Task goal » Write out the material exactly, without any of its pictures.

Dataset extract »
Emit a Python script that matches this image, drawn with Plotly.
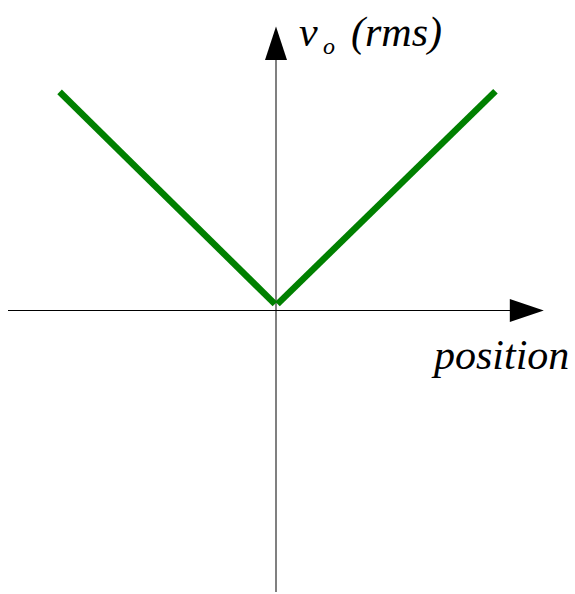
import plotly.graph_objects as go

# V-shaped rms output against core position (two straight arms)
pos_left = [-1.002, -0.005]
vo_left = [1.012, 0.030]
pos_right = [0.007, 1.016]
vo_right = [0.030, 1.015]

axis_labels = {"x": "position", "y_main": "v", "y_sub": "o", "y_tail": "(rms)"}

W, H = 575, 594
ORIGIN_PX = (276.0, 310.5)   # where the axes cross, in page pixels
SCALE = 216.0                # pixels per unit on both axes
PLOT_L, PLOT_R, PLOT_T, PLOT_B = 8, 520, 60, 592


def px_x(px):
    return (px - ORIGIN_PX[0]) / SCALE


def px_y(py):
    return (ORIGIN_PX[1] - py) / SCALE


def paper_x(px):
    return (px - PLOT_L) / (PLOT_R - PLOT_L)


def paper_y(py):
    return (PLOT_B - py) / (PLOT_B - PLOT_T)


GREEN = "#008000"
FONT = "Liberation Serif"

fig = go.Figure()
for xs, ys in ((pos_left, vo_left), (pos_right, vo_right)):
    fig.add_trace(go.Scatter(
        x=xs, y=ys, mode="lines",
        line=dict(color=GREEN, width=6.5),
        hoverinfo="skip", showlegend=False,
    ))

# arrowheads at the ends of both axes, sized in pixels from the axis crossing
ox, oy = paper_x(ORIGIN_PX[0]), paper_y(ORIGIN_PX[1])
for path in ("M -11,250.5 L 0,284 L 11,250.5 Z",
             "M 233.8,11.5 L 267.8,0 L 233.8,-11.5 Z"):
    fig.add_shape(type="path", xref="paper", yref="paper",
                  xsizemode="pixel", ysizemode="pixel", xanchor=ox, yanchor=oy,
                  path=path, fillcolor="black", line=dict(width=0),
                  layer="above")

MAIN = 42
SUB = 24


def label(text, left_px, baseline_px, size):
    fig.add_annotation(
        x=paper_x(left_px), y=paper_y(baseline_px - 0.3 * size),
        xref="paper", yref="paper", xanchor="left", yanchor="middle",
        text=f"<i>{text}</i>", showarrow=False,
        font=dict(family=FONT, size=size, color="black"),
    )


label(axis_labels["x"], 429, 368, MAIN)
label(axis_labels["y_main"], 297, 45, MAIN)
label(axis_labels["y_sub"], 321, 53, SUB)
label(axis_labels["y_tail"], 349, 45, MAIN)

axis_common = dict(showgrid=False, showticklabels=False, ticks="",
                   showline=False, zeroline=True, fixedrange=True)
fig.update_xaxes(range=[px_x(PLOT_L), px_x(PLOT_R)],
                 zerolinecolor="#808080", zerolinewidth=2, **axis_common)
fig.update_yaxes(range=[px_y(PLOT_B), px_y(PLOT_T)],
                 zerolinecolor="black", zerolinewidth=1, **axis_common)

fig.update_layout(
    width=W, height=H,
    margin=dict(l=PLOT_L, r=W - PLOT_R, t=PLOT_T, b=H - PLOT_B, pad=0),
    paper_bgcolor="white", plot_bgcolor="white",
    showlegend=False,
)

fig.write_html("out.html", config={"displayModeBar": False})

Final answer »
Emit a Python script that matches this image, drawn with Plotly.
import plotly.graph_objects as go

# V-shaped rms output against core position (two straight arms)
pos_left = [-1.002, -0.005]
vo_left = [1.012, 0.030]
pos_right = [0.007, 1.016]
vo_right = [0.030, 1.015]

axis_labels = {"x": "position", "y_main": "v", "y_sub": "o", "y_tail": "(rms)"}

W, H = 575, 594
ORIGIN_PX = (276.0, 310.5)   # where the axes cross, in page pixels
SCALE = 216.0                # pixels per unit on both axes
PLOT_L, PLOT_R, PLOT_T, PLOT_B = 8, 520, 60, 592


def px_x(px):
    return (px - ORIGIN_PX[0]) / SCALE


def px_y(py):
    return (ORIGIN_PX[1] - py) / SCALE


def paper_x(px):
    return (px - PLOT_L) / (PLOT_R - PLOT_L)


def paper_y(py):
    return (PLOT_B - py) / (PLOT_B - PLOT_T)


GREEN = "#008000"
FONT = "Liberation Serif"

fig = go.Figure()
for xs, ys in ((pos_left, vo_left), (pos_right, vo_right)):
    fig.add_trace(go.Scatter(
        x=xs, y=ys, mode="lines",
        line=dict(color=GREEN, width=6.5),
        hoverinfo="skip", showlegend=False,
    ))

# arrowheads at the ends of both axes, sized in pixels from the axis crossing
ox, oy = paper_x(ORIGIN_PX[0]), paper_y(ORIGIN_PX[1])
for path in ("M -11,250.5 L 0,284 L 11,250.5 Z",
             "M 233.8,11.5 L 267.8,0 L 233.8,-11.5 Z"):
    fig.add_shape(type="path", xref="paper", yref="paper",
                  xsizemode="pixel", ysizemode="pixel", xanchor=ox, yanchor=oy,
                  path=path, fillcolor="black", line=dict(width=0),
                  layer="above")

MAIN = 42
SUB = 24


def label(text, left_px, baseline_px, size):
    fig.add_annotation(
        x=paper_x(left_px), y=paper_y(baseline_px - 0.3 * size),
        xref="paper", yref="paper", xanchor="left", yanchor="middle",
        text=f"<i>{text}</i>", showarrow=False,
        font=dict(family=FONT, size=size, color="black"),
    )


label(axis_labels["x"], 429, 368, MAIN)
label(axis_labels["y_main"], 297, 45, MAIN)
label(axis_labels["y_sub"], 321, 53, SUB)
label(axis_labels["y_tail"], 349, 45, MAIN)

axis_common = dict(showgrid=False, showticklabels=False, ticks="",
                   showline=False, zeroline=True, fixedrange=True)
fig.update_xaxes(range=[px_x(PLOT_L), px_x(PLOT_R)],
                 zerolinecolor="#808080", zerolinewidth=2, **axis_common)
fig.update_yaxes(range=[px_y(PLOT_B), px_y(PLOT_T)],
                 zerolinecolor="black", zerolinewidth=1, **axis_common)

fig.update_layout(
    width=W, height=H,
    margin=dict(l=PLOT_L, r=W - PLOT_R, t=PLOT_T, b=H - PLOT_B, pad=0),
    paper_bgcolor="white", plot_bgcolor="white",
    showlegend=False,
)

fig.write_html("out.html", config={"displayModeBar": False})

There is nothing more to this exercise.